La villa era un núcleo anticuado en cuanto a servicios y suministros. Si aún
hoy faltan por completar las obras del saneamiento, podemos imaginarnos como
sería aquel Avilés que heredó del siglo XIX los carros atravesando unas calles
donde transitaban también personas, bueyes, burros y gallinas. Las cuadras entre
las viviendas, la escasez en el suministro de agua potable, mientras que
regatos de aguas sucias atravesaban calles de importancia y la trasera del
edificio del ayuntamiento más parecía depósito de inmundicias y urinario
público. Foco que irradiaba los peores olores desde la casa de todos.
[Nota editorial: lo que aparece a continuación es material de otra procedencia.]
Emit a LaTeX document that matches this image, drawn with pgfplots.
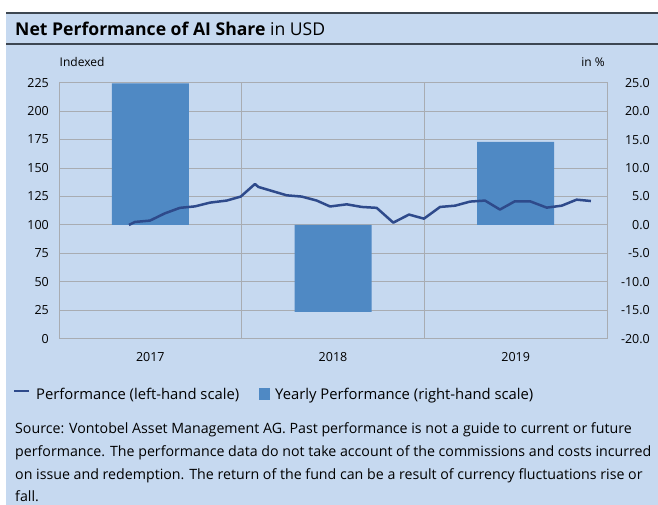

Cuando el ayuntamiento cambió de manos los
viejos resortes del poder caciquil dieron paso a los nuevos ingenios del poder
pedregalista. Y empezó el movimiento en las consistoriales: las alfombras se
airearon, las habitaciones se ventilaron, las cuentas se aclararon y aquel
antiguo, oloroso y cantarín retrete, fue pionero al ser sustituido por lo que
las crónicas de la época bautizaron como un moderno “water-closed”. Las personas que, por uno u otro motivo,
frecuentaban las oficinas del Ayuntamiento, notaron con satisfacción la
ausencia de los malos olores que allí habitaban desde siempre. Al menos eso se
dijo entonces. Los nuevos tiempos se reflejaban en el escusado. Al fin el
evacuatorio público cumplía su cometido con eficacia y, sobre todo, con
discreción.
Una nueva política que encauzaba sus
inmundicias, las trataba y eliminaba adecuadamente para que su olor no hiriese
las pituitarias de la población. Ya saben aquello de las alcantarillas del
poder. Lo de que, el gobierno y el bien común, se defienden hasta en las
cloacas. Unos sumideros que suelen trabajar a destajo. De cuando en vez hay que
llamar a la cuba para que desatasque arquetas, sifones o fosas sépticas. Y, si
todo esto no es suficiente, no queda más que cambiar de cloaca.
Eso pasaba entonces en Avilés. Un tiempo lejano,
en el lugar más cercano.
Publicado en La Nueva España, 12-VIII-2012.